Students should pay close attention to questions involving office records, advertising, escrow handling, or supervision. Those are all areas where investigations commonly make sense because they involve measurable conduct. If the facts suggest a pattern of rule breaking, the question is often pointing you toward the enforcement role of the Department of State.

Hearings and due process

If the Department believes a violation may have occurred and the matter proceeds formally, a hearing may be held. At that stage, evidence is reviewed and the licensee has an opportunity to respond. This is another reason the term administrative discipline matters. The process is regulatory and adjudicative, not simply informal punishment.

On the exam, hearing questions are usually simplified. You are more likely to be asked about the authority to hold licensees accountable than about a detailed hearing sequence. Still, it helps to remember that discipline generally follows investigation and an administrative process, not a random decision.

Think in order: complaint → investigation → hearing or review → administrative discipline. That sequence solves many enforcement questions quickly.

Types of discipline the Department may impose

  • Reprimand: a formal statement of wrongdoing.
  • Fine: a monetary penalty for violating the law or regulations.
  • Suspension: temporary loss of the right to practice.
  • Revocation: termination of the license.

The seriousness of the sanction usually depends on the seriousness of the conduct. A recordkeeping error may be treated very differently from a deliberate misuse of escrow funds. Fraud, repeated misconduct, or conduct that significantly harms the public may justify severe discipline.

Article 78 and court review

Students also need to know where court review fits into this process. If a licensee believes an administrative decision was improper, the decision may be challenged in court through an Article 78 proceeding. This does not replace the Department’s authority. Instead, it allows judicial review of agency action.

That distinction is very testable. The Department of State is the primary licensing and enforcement authority. The court does not act as the licensing agency. But a court may review whether the Department acted lawfully and properly in making its determination.

Memory hook: the Department of State makes the enforcement decision; Article 78 is the route for court review of that agency action.

Real-world style example

Suppose a broker repeatedly mishandles escrow deposits, mixes client money with office funds, and ignores warnings about account procedures. A consumer complains, the Department reviews account records, and the evidence supports the allegation. After the proper administrative process, the Department imposes a fine and suspends the broker’s license. This is a classic enforcement pattern: public complaint, investigation, proof of violation, and administrative discipline.

Common exam traps

One common trap is confusing an administrative enforcement matter with a private lawsuit. If the question is asking who regulates the license or who disciplines the licensee, do not jump to a civil court answer. Another trap is assuming every dispute belongs to the Department of State. If the issue is purely contractual between private parties and does not involve licensed misconduct, the Department may not be the key concept being tested.

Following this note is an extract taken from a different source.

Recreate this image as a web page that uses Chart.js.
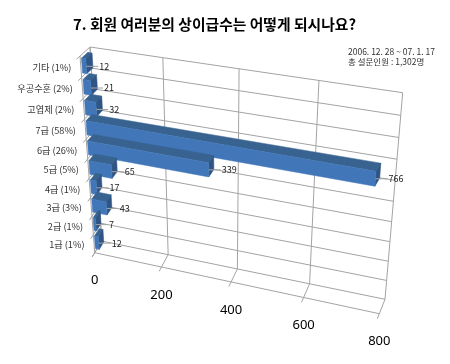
<!DOCTYPE html>
<html>
<head>
<meta charset="utf-8">
<script src="https://cdn.jsdelivr.net/npm/chart.js@4"></script>
<style>
  html, body { margin: 0; padding: 0; background: #fff; }
  canvas { display: block; }
</style>
</head>
<body>
<canvas id="rankChart" width="450" height="364"></canvas>
<script>
const categories = ['기타 (1%)', '우공수훈 (2%)', '고엽제 (2%)', '7급 (58%)', '6급 (26%)', '5급 (5%)', '4급 (1%)', '3급 (3%)', '2급 (1%)', '1급 (1%)'];
const respondents = [12, 21, 32, 766, 339, 65, 17, 43, 7, 12];
const axisMax = 800;
const axisStep = 200;
const chartTitle = '7. 회원 여러분의 상이급수는 어떻게 되시나요?';
const surveyNote = ['2006. 12. 28 ~ 07. 1. 17', '총 설문인원 : 1,302명'];

const KR_FONT = '"Noto Sans CJK KR", "Noto Sans", sans-serif';
const GRID = '#a3a3a3';

// corners of the box on screen: top-left, top-right, bottom-right, bottom-left
const backWall = [[90, 47], [402.7, 92.7], [385, 299.3], [101.7, 241]];
const frontWall = [[80, 56], [394, 104.7], [379.3, 313.7], [94.7, 252.7]];
const BAR_FRONT = 0.12;
const BAR_BACK = 0.76;

function makeHomography(q) {
    const [[x0, y0], [x1, y1], [x2, y2], [x3, y3]] = q;
    const dx1 = x1 - x2, dx2 = x3 - x2, sx = x0 - x1 + x2 - x3;
    const dy1 = y1 - y2, dy2 = y3 - y2, sy = y0 - y1 + y2 - y3;
    const den = dx1 * dy2 - dx2 * dy1;
    const g = (sx * dy2 - dx2 * sy) / den;
    const h = (dx1 * sy - sx * dy1) / den;
    const a = x1 - x0 + g * x1, b = x3 - x0 + h * x3;
    const d = y1 - y0 + g * y1, e = y3 - y0 + h * y3;
    return (u, v) => {
        const w = g * u + h * v + 1;
        return [(a * u + b * v + x0) / w, (d * u + e * v + y0) / w];
    };
}
const toBack = makeHomography(backWall);
const toFront = makeHomography(frontWall);

// flat chart-area pixel -> screen point; depth 0 is the front of the box, 1 the back wall
function project(chart, px, py, depth) {
    const area = chart.chartArea;
    const u = (px - area.left) / area.width;
    const v = (py - area.top) / area.height;
    const f = toFront(u, v), b = toBack(u, v);
    return [f[0] + (b[0] - f[0]) * depth, f[1] + (b[1] - f[1]) * depth];
}

function strokeLine(ctx, a, b) {
    ctx.beginPath();
    ctx.moveTo(a[0], a[1]);
    ctx.lineTo(b[0], b[1]);
    ctx.stroke();
}

function fillFace(ctx, pts, color) {
    ctx.fillStyle = color;
    ctx.strokeStyle = color;
    ctx.lineWidth = 0.5;
    ctx.beginPath();
    pts.forEach((p, i) => i ? ctx.lineTo(p[0], p[1]) : ctx.moveTo(p[0], p[1]));
    ctx.closePath();
    ctx.fill();
    ctx.stroke();
}

function drawWalls(chart) {
    const { ctx, chartArea: area, scales } = chart;
    const left = area.left, right = area.right, top = area.top, bottom = area.bottom;
    ctx.save();
    ctx.strokeStyle = GRID;
    ctx.lineWidth = 1;

    // category lines: back wall, side wall and a stub past the front edge
    categories.concat('').forEach((_, i) => {
        const y = top + (bottom - top) * i / categories.length;
        strokeLine(ctx, project(chart, left, y, 1), project(chart, right, y, 1));
        strokeLine(ctx, project(chart, left, y, 1), project(chart, left, y, -0.35));
    });
    strokeLine(ctx, project(chart, left, top, 1), project(chart, left, bottom, 1));
    strokeLine(ctx, project(chart, left, top, 0), project(chart, left, bottom, 0));
    strokeLine(ctx, project(chart, left, bottom, 0), project(chart, right, bottom, 0));

    // value lines: back wall, floor and tick stub
    scales.x.ticks.forEach(t => {
        const x = scales.x.getPixelForValue(t.value);
        strokeLine(ctx, project(chart, x, top, 1), project(chart, x, bottom, 1));
        strokeLine(ctx, project(chart, x, bottom, 1), project(chart, x, bottom, -0.35));
    });
    ctx.restore();
}

function drawBars(chart) {
    const ctx = chart.ctx;
    const bars = chart.getDatasetMeta(0).data;
    bars.forEach(el => {
        const t = el.y - el.height / 2, b = el.y + el.height / 2;
        const ftl = project(chart, el.base, t, BAR_FRONT), ftr = project(chart, el.x, t, BAR_FRONT);
        const fbl = project(chart, el.base, b, BAR_FRONT), fbr = project(chart, el.x, b, BAR_FRONT);
        const btl = project(chart, el.base, t, BAR_BACK), btr = project(chart, el.x, t, BAR_BACK);
        const bbr = project(chart, el.x, b, BAR_BACK);
        fillFace(ctx, [ftl, ftr, btr, btl], '#38628f');
        fillFace(ctx, [ftr, fbr, bbr, btr], '#2f5585');
        fillFace(ctx, [ftl, ftr, fbr, fbl], '#4176b9');
    });
}

function drawTexts(chart) {
    const { ctx, scales } = chart;
    const bars = chart.getDatasetMeta(0).data;
    ctx.save();

    // value labels with their short leader lines
    ctx.font = '9px ' + KR_FONT;
    ctx.textAlign = 'left';
    ctx.textBaseline = 'middle';
    bars.forEach((el, i) => {
        const p = project(chart, el.x, el.y, BAR_FRONT);
        ctx.strokeStyle = GRID;
        ctx.lineWidth = 1;
        strokeLine(ctx, p, [p[0] + 12, p[1]]);
        ctx.fillStyle = '#222';
        ctx.fillText(String(respondents[i]), p[0] + 13, p[1]);
    });

    // category labels along the front edge
    ctx.font = '9.2px ' + KR_FONT;
    ctx.textAlign = 'right';
    ctx.fillStyle = '#333';
    categories.forEach((label, i) => {
        const p = project(chart, chart.chartArea.left, scales.y.getPixelForValue(i), 0);
        ctx.fillText(label, p[0] - 9.5, p[1] + 1);
    });

    // value tick labels under the floor
    ctx.font = '13px "Noto Sans", sans-serif';
    ctx.textAlign = 'center';
    ctx.fillStyle = '#000';
    scales.x.ticks.forEach(t => {
        const p = project(chart, scales.x.getPixelForValue(t.value), chart.chartArea.bottom, 0);
        ctx.fillText(String(t.value), p[0], p[1] + 28);
    });

    // survey period note, top right
    ctx.font = '8.5px ' + KR_FONT;
    ctx.textAlign = 'left';
    ctx.fillStyle = '#333';
    surveyNote.forEach((line, i) => ctx.fillText(line, 348, 52 + i * 9.5));
    ctx.restore();
}

// The box is perspective, so the flat scales only supply pixel values and this plugin projects them.
const perspectivePlugin = {
    id: 'perspectiveBox',
    beforeDatasetsDraw(chart) {
        drawWalls(chart);
        drawBars(chart);
        drawTexts(chart);
        return false;
    }
};

new Chart(document.getElementById('rankChart').getContext('2d'), {
    type: 'bar',
    data: {
        labels: categories,
        datasets: [{
            data: respondents,
            backgroundColor: '#4176b9',
            categoryPercentage: 1,
            barPercentage: 0.7
        }]
    },
    options: {
        indexAxis: 'y',
        responsive: false,
        animation: false,
        layout: { padding: { right: 21 } },
        scales: {
            x: { display: false, min: 0, max: axisMax, ticks: { stepSize: axisStep } },
            y: { display: false }
        },
        plugins: {
            legend: { display: false },
            tooltip: { enabled: false },
            title: {
                display: true,
                text: chartTitle,
                color: '#000',
                font: { family: KR_FONT, size: 14.8, weight: 'bold' },
                padding: { top: 15, bottom: 10 }
            }
        }
    },
    plugins: [perspectivePlugin]
});
</script>
</body>
</html>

A third trap is forgetting the broker’s role in office-level misconduct. If the issue involves supervision, advertising systems, or escrow practices, the exam may expect you to recognize not just the individual misconduct, but also the supervisory implications for the broker.

Final takeaway

Always connect enforcement back to its purpose: public protection. The Department of State exists to ensure that real estate professionals follow the law, maintain professional standards, and can be held accountable when they do not. If a question involves licensing authority, discipline, investigation, or administrative review, the Department of State should immediately come to mind.